Wild Beasts formed in 2002 when lead singer Thorpe and Ben Little started duo Fauve (French for “wild beast”) and began writing songs. Drummer Chris Talbot and bassist Tom Fleming joined later. The band’s second album Two Dancers, released in 2009, was nominated for the 2010 Mercury Prize.

Friday’s opening act, Thai band Samurai Loud, warmed up the crowd with their wild costumes and entertaining tunes, and The Whitest Crow’s attempts at Alex Turner-type swagger built up the energy before the Beasts finally came onstage. Yes, Thorpe’s soulful voice with bassist Fleming’s sharp contrasts in a hauntingly low register was uplifting in songs like Wanderlust and Daughters. But often when the rhythm shuffled in, words the audience had came to hear were lost in the rhythmic throbs of bass and drums.

Before the show, Life sat down with Thorpe to discuss the origin of the band’s name, their music and their first experience of touring Southeast Asia.

Why Wild Beasts?

That’s a teenage hangover from one night. As teenagers you kind of see yourselves as these bohemian artists who are going to be wandering the streets of romantic cities, smoking cigarettes, and then the truth hits, you are stuck in a farming town and you kind of realise the beauty of that, the crudeness and bluntness of that, and your environment becomes an inspiration and you draw upon your surroundings. So you make a decision, rather than trying to be a picture of this kind of artist you want to be, why not be your own person and try to stand up for that?

You just had a show in Seoul and you will move on to Kuala Lumpur, Ho Chi Minh City and Beijing. What has the experience been like so far?
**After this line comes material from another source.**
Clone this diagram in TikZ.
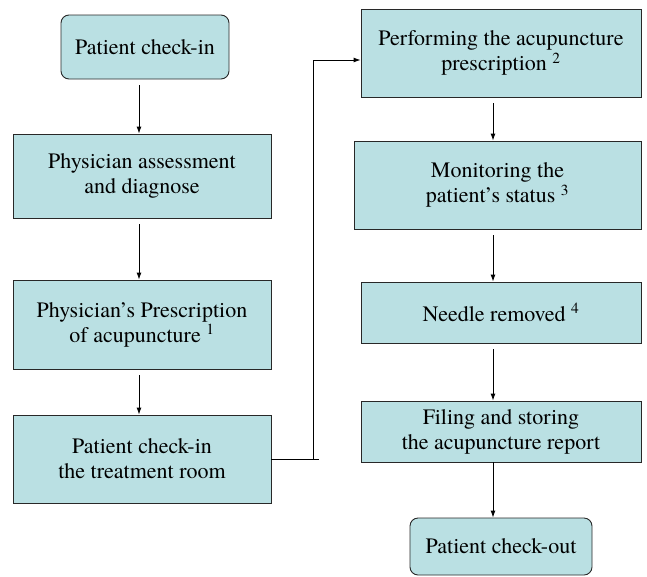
\documentclass[tikz,border=0pt]{standalone}
\usepackage{fontspec}
\newfontfamily\termsfont{TeX Gyre Termes}
\usetikzlibrary{arrows.meta}
\definecolor{boxfill}{RGB}{186,224,227}
\definecolor{boxline}{RGB}{40,40,40}
\tikzset{
  stepbox/.style={draw=boxline, fill=boxfill, line width=0.9pt, inner sep=0pt,
    align=center, font=\termsfont\fontsize{22}{25}\selectfont},
  endbox/.style={stepbox, rounded corners=8pt},
  flow/.style={-{Latex[length=7pt,width=5pt]}, line width=0.9pt, shorten <=6pt},
}
\begin{document}
\begin{tikzpicture}[x=1pt, y=-1pt]
    \useasboundingbox (0,0) rectangle (647,576);
    % left column
    \node[endbox, minimum width=168pt, minimum height=64pt] (checkin) at (145,47) {Patient check-in};
    \node[stepbox, minimum width=258pt, minimum height=84pt] (assess) at (142,176) {Physician assessment\\and diagnose};
    \node[stepbox, minimum width=258pt, minimum height=89pt] (prescr) at (142,324.5) {Physician’s Prescription\\of acupuncture \textsuperscript{1}};
    \node[stepbox, minimum width=258pt, minimum height=88pt] (treat) at (142,459) {Patient check-in\\the treatment room};
    % right column
    \node[stepbox, minimum width=280pt, minimum height=88pt] (perform) at (501,53) {Performing the acupuncture\\prescription \textsuperscript{2}};
    \node[stepbox, minimum width=287pt, minimum height=88pt] (monitor) at (497.5,185) {Monitoring the\\patient’s status \textsuperscript{3}};
    \node[stepbox, minimum width=280pt, minimum height=61pt] (needle) at (501,312.5) {Needle removed \textsuperscript{4}};
    \node[stepbox, minimum width=280pt, minimum height=61pt] (filing) at (501,431.5) {Filing and storing\\the acupuncture report};
    \node[endbox, minimum width=182pt, minimum height=57pt] (checkout) at (501,546.5) {Patient check-out};
    % arrows
    \draw[flow] ([xshift=-6pt]checkin.south) -- ([xshift=-3pt]assess.north);
    \draw[flow] ([xshift=-3pt]assess.south) -- ([xshift=-3pt]prescr.north);
    \draw[flow] ([xshift=-3pt]prescr.south) -- ([xshift=-3pt]treat.north);
    \draw[flow] ([xshift=-8pt]perform.south) -- ([xshift=-4.5pt]monitor.north);
    \draw[flow] ([xshift=-4.5pt]monitor.south) -- ([xshift=-8pt]needle.north);
    \draw[flow] ([xshift=-8pt]needle.south) -- ([xshift=-8pt]filing.north);
    \draw[flow, shorten <=0pt] ([xshift=-8pt]filing.south) -- ([xshift=-8pt]checkout.north);
    % link between the columns
    \coordinate (tail) at (319,459);
    \coordinate (bendlow) at (313,459);
    \coordinate (bendhigh) at (313,60);
    \draw[line width=0.9pt] (treat.east) -- (tail);
    \draw[flow, shorten <=0pt] (bendlow) -- (bendhigh) -- ([yshift=-7pt]perform.west);
\end{tikzpicture}
\end{document}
Great, better than expected. We’ve come to these places and we never knew if anyone was actually going to come. In Seoul, there was a great crowd. It was really a wonderful time, and I was really surprised that people were interested in us. We go on to Vietnam, Malaysia and China from now and it’s pretty remarkable if you think about it, in terms of how we’ve been in the band since teenagers and I don’t think we had ever envisaged coming to these places. At the age of 17, friends had decided to go travelling and they went to these beautiful places and we were at that point committed to our bedrooms and basements and growing pasty-faced, obsessing with these songs. People thought: “You guys are weirdos.” And 10 years later, we are asked to come because of those nights we spent in our bedrooms.

What’s your inspiration?

We were lucky because when we were in our late childhood and early teens, Britpop was enormous, although a lot of the stuff hasn’t aged well. At the time it was culturally important; it was significant. Equally we grew up during the CD generation and our interpretation of the internet and music has always been kind of retrospect, which I think is healthy. It makes us what we are. In a positive way we kind of have been able to build a craft before knowing what you can do with it on computers and things. Also, 80s music has always been a huge inspiration because we are all 80s babies and I think in a way you kind of follow your records back to your childhood and it is something that’s important because that is the world that you were born into.

As opposed to many other bands, you write songs together. Why is that?

I think we’re quite old-fashioned in the sense that we are a band, we collaborate, we make a mess together. We kind of live through the joys and burdens of depending on one of us to find our sound. You know, life is built on promises you give to one another I guess, and it has become rare to write songs together the way we do.